A total of 1120 videos are included in our dataset, each video contributing the first 6.6 minutes, resulting in 2000 frames per video when sampled at 5Hz. We have 1.45 million video frames in total. Our videos are untrimmed, i.e., a video can contain multiple activities, background scenes, scene cuts, and other actions done by the same or different actors. Thus the videos are unconstrained both spatially and also temporally. This is in line with recent trends in video action recognition [8], and unlike ASLR datasets where trimmed videos are the norm. In particular, several videos in our dataset contain all 3 classes (occasionally with temporal overlap), and sometimes the same person alternating between signing and speaking.

 

We performed manual groundtruthing at video frame level. Since action boundaries can be inherently fuzzy, we consider a short temporal context (10 frames) surrounding the frame to be labelled in order to decide on its class label. We also adopt certain spatial guidelines, e.g. mouth movements must be visible for action ‘speaking’, thus eliminating distant views and when the speaker turns his/her back to the camera. Ambiguous cases are left unlabelled. We annotate video segments that do not contain signing or speaking as ‘other’, including opening/closing credits, title screens, scene transitions, animations, background scenes, etc.

 

If you find this dataset useful, please cite the following paper:   

   Mark Borg, Kenneth P. Camilleri, "Sign Language Detection "In The Wild" With Recurrent Neural Networks", ICASSP 2019.

 

Any comments, suggestions, feedback are welcome:   mborg2005 <at> gmail <dot> com

 

Instructions: 

Please read the additional files and visit the page links for further information about this dataset.

 

The groundtruth can be found in "groundtruth.txt", a space-delimited file, where each row consists of the video ID (youtube identifier), the frame number, and the class label.

Class labels can be:

  S = signing

  P = speaking (with gesticulation)

  n = other (any other manual activity, and non-speaking or non-signing activities)

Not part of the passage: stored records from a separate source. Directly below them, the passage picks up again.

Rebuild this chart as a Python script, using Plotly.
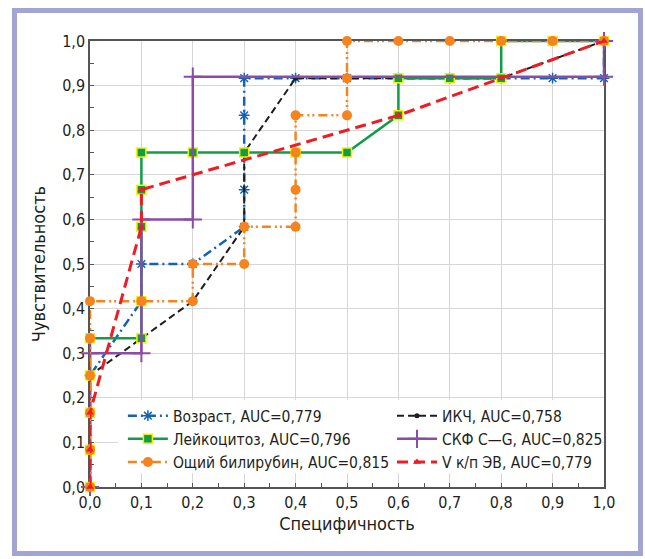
import plotly.graph_objects as go

# ROC curves: specificity axis (x) vs sensitivity (y)
age_x = [0.0, 0.0, 0.1, 0.1, 0.2, 0.3, 0.3, 0.3, 0.3, 0.4, 0.5, 0.6, 0.7, 0.8, 0.9, 1.0, 1.0]
age_y = [0.0, 0.25, 0.4167, 0.5, 0.5, 0.5833, 0.6667, 0.8333, 0.9167, 0.9167, 0.9167, 0.9167, 0.9167, 0.9167, 0.9167, 0.9167, 1.0]

ikch_x = [0.0, 0.0, 0.1, 0.2, 0.3, 0.3, 0.4, 0.5, 0.6, 0.7, 0.8, 1.0]
ikch_y = [0.0, 0.25, 0.3333, 0.4167, 0.5833, 0.75, 0.9167, 0.9167, 0.9167, 0.9167, 0.9167, 1.0]

leuko_x = [0.0, 0.0, 0.0, 0.0, 0.0, 0.1, 0.1, 0.1, 0.1, 0.1, 0.2, 0.3, 0.4, 0.5, 0.6, 0.6, 0.7, 0.8, 0.8, 0.9, 1.0]
leuko_y = [0.0, 0.0833, 0.1667, 0.25, 0.3333, 0.3333, 0.4167, 0.5833, 0.6667, 0.75, 0.75, 0.75, 0.75, 0.75, 0.8333, 0.9167, 0.9167, 0.9167, 1.0, 1.0, 1.0]

gfr_x = [0.0, 0.0, 0.1, 0.1, 0.2, 0.2, 1.0, 1.0]
gfr_y = [0.0, 0.3, 0.3, 0.6, 0.6, 0.92, 0.92, 1.0]

bili_x = [0.0, 0.0, 0.0, 0.0, 0.0, 0.0, 0.1, 0.2, 0.2, 0.3, 0.3, 0.4, 0.4, 0.4, 0.4, 0.5, 0.5, 0.5, 0.6, 0.7, 0.8, 0.9, 1.0]
bili_y = [0.0, 0.0833, 0.1667, 0.25, 0.3333, 0.4167, 0.4167, 0.4167, 0.5, 0.5, 0.5833, 0.5833, 0.6667, 0.75, 0.8333, 0.8333, 0.9167, 1.0, 1.0, 1.0, 1.0, 1.0, 1.0]

vev_x = [0.0, 0.0, 0.0, 0.1, 0.1, 0.6, 0.8, 1.0]
vev_y = [0.0, 0.0833, 0.1667, 0.5833, 0.6667, 0.8333, 0.9167, 1.0]

names = {
    "age": "Возраст, AUC=0,779",
    "ikch": "ИКЧ, AUC=0,758",
    "leuko": "Лейкоцитоз, AUC=0,796",
    "gfr": "СКФ C\u2014G, AUC=0,825",
    "bili": "Ощий билирубин, AUC=0,815",
    "vev": "V к/п ЭВ, AUC=0,779",
}

x_ticks = [0.0, 0.1, 0.2, 0.3, 0.4, 0.5, 0.6, 0.7, 0.8, 0.9, 1.0]
y_ticks = [0.0, 0.1, 0.2, 0.3, 0.4, 0.5, 0.6, 0.7, 0.8, 0.9, 1.0]

FONT = "Liberation Sans Narrow, DejaVu Sans Condensed, Arial Narrow, sans-serif"
TXT = "#231f20"

fig = go.Figure()

fig.add_trace(go.Scatter(
    x=age_x, y=age_y, name=names["age"], mode="lines+markers", legend="legend", legendrank=1,
    line=dict(color="#1562b4", width=2.5, dash="9px,4px,2px,4px"),
    marker=dict(symbol="asterisk-open", size=9, line=dict(color="#1562b4", width=1.5)),
    cliponaxis=False,
))
fig.add_trace(go.Scatter(
    x=ikch_x, y=ikch_y, name=names["ikch"], mode="lines+markers", legend="legend2", legendrank=4,
    line=dict(color="#1e1e1e", width=2, dash="7px,4px"),
    marker=dict(symbol="circle", size=5, color="#1e1e1e"),
    cliponaxis=False,
))
fig.add_trace(go.Scatter(
    x=leuko_x, y=leuko_y, name=names["leuko"], mode="lines+markers", legend="legend", legendrank=2,
    line=dict(color="#0f9d48", width=2.5),
    marker=dict(symbol="square", size=9, color="#0f9d48", line=dict(color="#f2f200", width=1.5)),
    cliponaxis=False,
))
fig.add_trace(go.Scatter(
    x=gfr_x, y=gfr_y, name=names["gfr"], mode="lines+markers", legend="legend2", legendrank=5,
    line=dict(color="#8b4ca5", width=2.5),
    marker=dict(symbol="cross-thin-open", size=13, line=dict(color="#8b4ca5", width=2)),
    cliponaxis=False,
))
fig.add_trace(go.Scatter(
    x=bili_x, y=bili_y, name=names["bili"], mode="lines+markers", legend="legend", legendrank=3,
    line=dict(color="#f5841f", width=2.5, dash="9px,4px,2px,3px,2px,4px"),
    marker=dict(symbol="circle", size=10, color="#f5841f"),
    cliponaxis=False,
))
fig.add_trace(go.Scatter(
    x=vev_x, y=vev_y, name=names["vev"], mode="lines+markers", legend="legend2", legendrank=6,
    line=dict(color="#ee1c25", width=3, dash="11px,6px"),
    marker=dict(symbol="triangle-up", size=7, color="#ee1c25"),
    cliponaxis=False,
))

axis_common = dict(
    range=[0, 1],
    showgrid=True, gridcolor="#d6d6d6", gridwidth=1,
    showline=True, linecolor="#555555", linewidth=1.5, mirror=True,
    ticks="inside", ticklen=4, tickcolor="#555555",
    minor=dict(ticks="inside", ticklen=4, dtick=0.05, tickcolor="#555555", showgrid=False),
    tickformat=".1f", zeroline=False, layer="below traces",
    tickfont=dict(family=FONT, size=16, color=TXT),
    fixedrange=True,
)

fig.update_xaxes(**axis_common, tickvals=x_ticks,
                 title=dict(text="Специфичность", font=dict(family=FONT, size=18, color=TXT), standoff=6))
fig.update_yaxes(**axis_common, tickvals=y_ticks,
                 title=dict(text="Чувствительность", font=dict(family=FONT, size=18, color=TXT), standoff=12))

legend_common = dict(
    orientation="v", yanchor="top", xanchor="left", y=0.197,
    bgcolor="rgba(0,0,0,0)", borderwidth=0,
    font=dict(family=FONT, size=15.5, color=TXT),
    itemwidth=40, tracegroupgap=0,
)

fig.update_layout(
    width=645, height=559,
    margin=dict(l=90, r=41, t=41, b=72),
    paper_bgcolor="white", plot_bgcolor="white",
    separators=", ",
    showlegend=True,
    legend=dict(**legend_common, x=0.064),
    legend2=dict(**legend_common, x=0.5875),
    shapes=[
        # white panel behind the legend entries
        dict(type="rect", xref="x", yref="y", x0=0.055, x1=0.997, y0=0.031, y1=0.195,
             fillcolor="white", line=dict(width=0), layer="above"),
        # lavender page border
        dict(type="rect", xref="paper", yref="paper",
             x0=(14.5 - 90) / 514, x1=(640.5 - 90) / 514,
             y0=(487 - 553.5) / 446, y1=(487 - 10.5) / 446,
             line=dict(color="#a3a3d4", width=5), fillcolor="rgba(0,0,0,0)", layer="below"),
    ],
)

fig.write_html("out.html")
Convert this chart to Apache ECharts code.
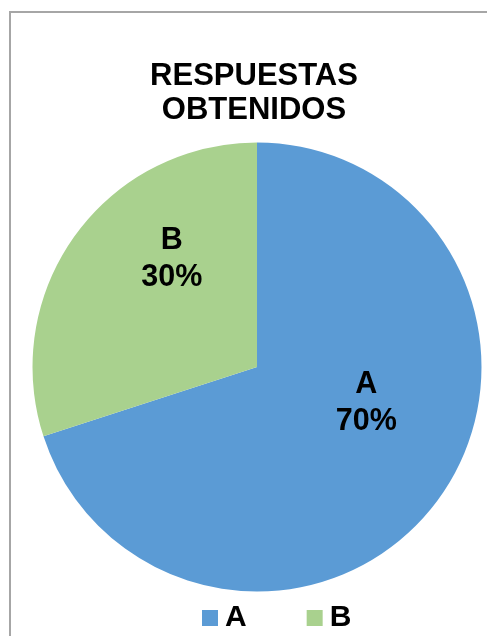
<!DOCTYPE html>
<html>
<head>
<meta charset="utf-8">
<script src="https://cdn.jsdelivr.net/npm/echarts@6/dist/echarts.min.js"></script>
<style>
  html, body { margin: 0; padding: 0; background: #fff; }
  #chart { width: 487px; height: 636px; }
</style>
</head>
<body>
<div id="chart"></div>
<script>
// Survey answers
const categories = ['A', 'B'];
const values = [70, 30];
const titleText = 'RESPUESTAS\nOBTENIDOS';

const sliceColors = ['#5B9BD5', '#A9D18E'];
// nudges the in-slice labels toward where they sit in the printed report
const labelNudges = [[16, -32], [8, -40]];

const chart = echarts.init(document.getElementById('chart'), null, { renderer: 'canvas' });

const fontFamily = '"Liberation Sans", Arial, sans-serif';

chart.setOption({
  animation: false,
  backgroundColor: '#ffffff',
  graphic: [{
    type: 'rect',
    shape: { x: 10, y: 12, width: 700, height: 800 },
    style: { fill: 'none', stroke: '#A6A6A6', lineWidth: 2 },
    silent: true,
    z: -1
  }],
  title: {
    text: titleText,
    left: 249,
    top: 54,
    textAlign: 'center',
    textStyle: {
      fontFamily: fontFamily,
      fontSize: 31,
      fontWeight: 'bold',
      color: '#000',
      lineHeight: 34
    }
  },
  legend: {
    data: categories,
    left: 202,
    top: 603,
    padding: 0,
    icon: 'rect',
    itemWidth: 16,
    itemHeight: 16,
    itemGap: 60,
    textStyle: {
      fontFamily: fontFamily,
      fontSize: 30,
      fontWeight: 'bold',
      color: '#000',
      padding: [0, 0, 0, 2]
    }
  },
  series: [{
    type: 'pie',
    center: [257, 367],
    radius: [0, 224.5],
    startAngle: 90,
    clockwise: true,
    avoidLabelOverlap: false,
    itemStyle: { borderWidth: 0 },
    label: {
      show: true,
      position: 'inside',
      formatter: '{b}\n{d}%',
      fontFamily: fontFamily,
      fontSize: 30.5,
      fontWeight: 'bold',
      color: '#000',
      lineHeight: 37
    },
    labelLine: { show: false },
    emphasis: { disabled: true },
    data: categories.map((name, i) => ({
      name: name,
      value: values[i],
      itemStyle: { color: sliceColors[i] },
      label: { offset: labelNudges[i] }
    }))
  }]
});
</script>
</body>
</html>
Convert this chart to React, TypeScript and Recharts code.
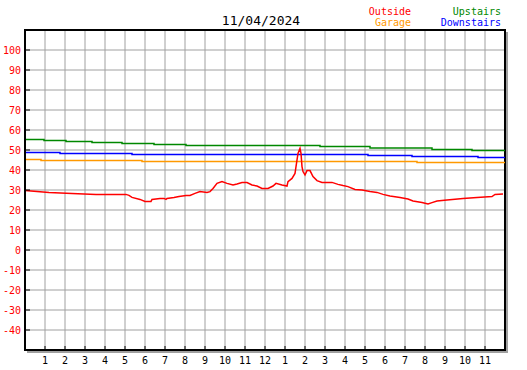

  ? = unlabelled or ambiguous frame

 

The file "candidate_video_urls.txt" contains the full list of YouTube videos that matched the search queries. Please note that this list has not yet been filtered and contains the raw search query results returned by the YouTube API. Some of the videos may contain inappropriate content and their inclusion in this file is performed automatically and they have not yet been manually vetted. 

 

From the candidate_video_urls list, we manually checked and vetted a subset of the videos. These can be found in "Signing_in_the_Wild_video_urls.txt". This is the official list of videos that constitutes this dataset, and the videos recommended for use.

 

Due to copyright issues, we can not include the YouTube videos here. So you would need to download the videos yourself. We provide Python scripts in our code repository to allow you to download the videos given in "Signing_in_the_Wild_video_urls.txt" (Please see the download_youtube_video_list.py script in https://github.com/mark-borg/sign-language-detection). Alternatively, you could use any freely available download tool, such as youtube-dl.exe (available from http://rg3.github.io/youtube-dl).

 

We also provide intermediate files that we generated while processing the videos, in case they are useful. For example, frame-difference images of the videos, optical-flow processed images of the videos, motion history images, and the trained neural network models (we used Keras and python) are provided. The intermediate processed video frames are provided as JPEGs or as Numpy files, while the network models are available as H5 files. Further detail of the processing performed on this dataset can be found in our paper.